一道关于快速幂的题目,没做过几道这种题目,本人原来没能做出来,现在写出来自己现在看这道题的一些体会
G - Maximum Palindromes
Madam Hannah Otto, the CEO of Reviver Corp., is fond of palindromes, or words that read the same forwards or backwards. She thinks palindromic brand names are appealing to millennials.
As part of the marketing campaign for the company’s new juicer called the Rotator™, Hannah decided to push the marketing team’s palindrome-searching skills to a new level with a new challenge.
In this challenge, Hannah provides a string s consisting of lowercase English letters. Every day, for q days, she would select two integers l and r , take the substring sl…r,(the substring of s from index l to index r ), and ask the following question:Consider all the palindromes that can be constructed from some of the letters from sl…r. You can reorder the letters as you need. Some of these palindromes have the maximum length among all these palindromes. How many maximum-length palindromes are there?
For example, if s=madamimadam,l=4,and r=7, then we have,
Your job as the head of the marketing team is to answer all the queries. Since the answers can be very large, you are only required to find the answer mod 1e9+7.
Sample Input 0
week
2
1 4
2 3
sample Output 0
2
1
题目大体的意思是:给你个字符串,再给个区间,l,r。让你求l,r之间内,能形成的最大回文子串的种类数(不是长度)。
结题思路:
(1)就是排列组合的思路,先把阶乘打表,然后再把l,r 之内的每个字母的数量统计出来,用的是sum[i][j], i 代表字符串的长度,j代表字母0-26
(2)然后将区间内的字母给搞出来num[i]=sum[r] [i]=sum[l-1][i].然后统计成对的个数和单个的个数。
(3)排列组合公式:= 总字母的对数的阶乘 / 每个字母对数的阶乘。(这个可以举例出来,初中的排列组合问题)
例如ammabbcc.很明显有三对字母。
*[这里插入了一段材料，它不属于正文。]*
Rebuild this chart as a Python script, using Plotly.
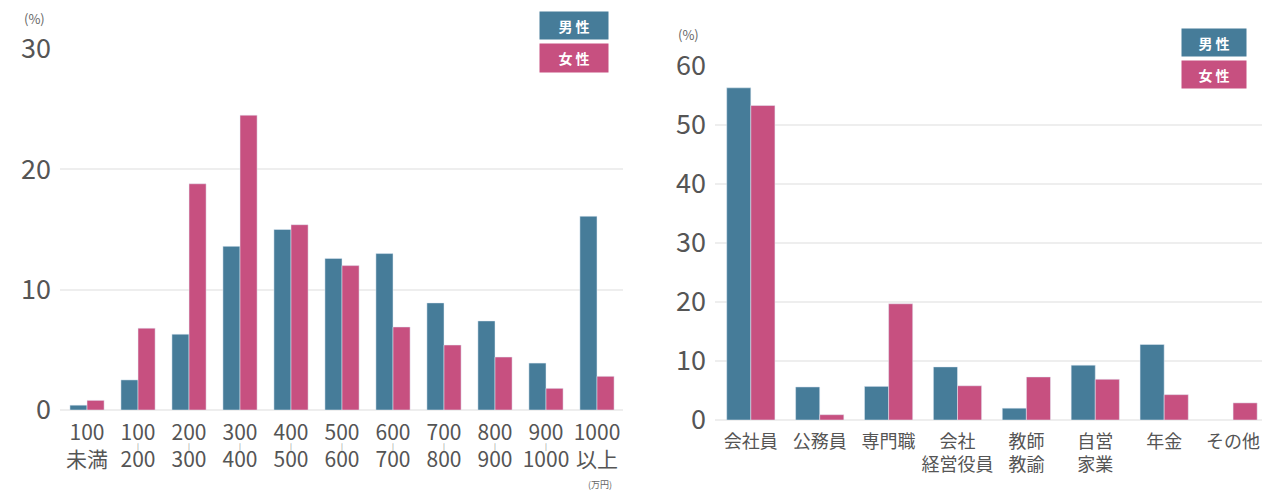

答案就是amc的排列,而每个字母只有一对.
下面直接给出代码,解释也在下面
#include <bits/stdc++.h>
#define int long long
using namespace std;
const int mod=1e9+7;
const int maxn=1e6+10;
void acc_ios()
{
ios::sync_with_stdio(false);
cin.tie(0);
}
string s;
int sum[maxn][26];
int num[30];
int fac[maxn];
int fast_pow(int a,int b)//快速幂
{
int ans = 1;
while(b)
{
if(b&1)
ans = (ans*a)%mod;
a=(a*a)%mod;
b>>=1;
}
return ans;
}
signed main()
{
acc_ios();
cin>>s;
fac[0]=1;
for(int i=1; i<maxn; i++)
{
fac[i]=(fac[i-1]*i)%mod;
}
for(int i=0; i<s.size(); i++)
{
int w= s[i] -'a';
sum[i+1][w]=1;
for(int j=0; j<26; j++)
{
sum[i+1][j]+=sum[i][j];
}
}
int q;
cin>>q;
while(q--)
{
int l,r;
cin>>l>>r;
for(int i=0; i<26; i++)
{
num[i] = sum[r][i]-sum[l-1][i];
}
int od=0,ev=0;
int ano=1;
for(int i=0; i<26; i++)
{
ev+=num[i]/2;//统计对数
od+=num[i]&1;//统计了单个数目
if(num[i]/2>1)
ano=(ano*fac[num[i]/2]%mod)%mod;//对数连续阶乘
ano%=mod;
}
ano=fast_pow(ano,mod-2);//求逆元(现在只知道除的数字太大的时候要成乘以逆元)还没搞懂。。。
if(!od )
od=1;
cout<<(((fac[ev]*ano)%mod)*od%mod)%mod<<endl;//最终的公式:单个的数目*总对数的个数的阶乘/每个字母对数的阶乘。
}
return 0;
}
现在的我还是个菜鸡儿,很多地方还没搞懂,搞懂了会继续写下去,包括细节的地方和原理。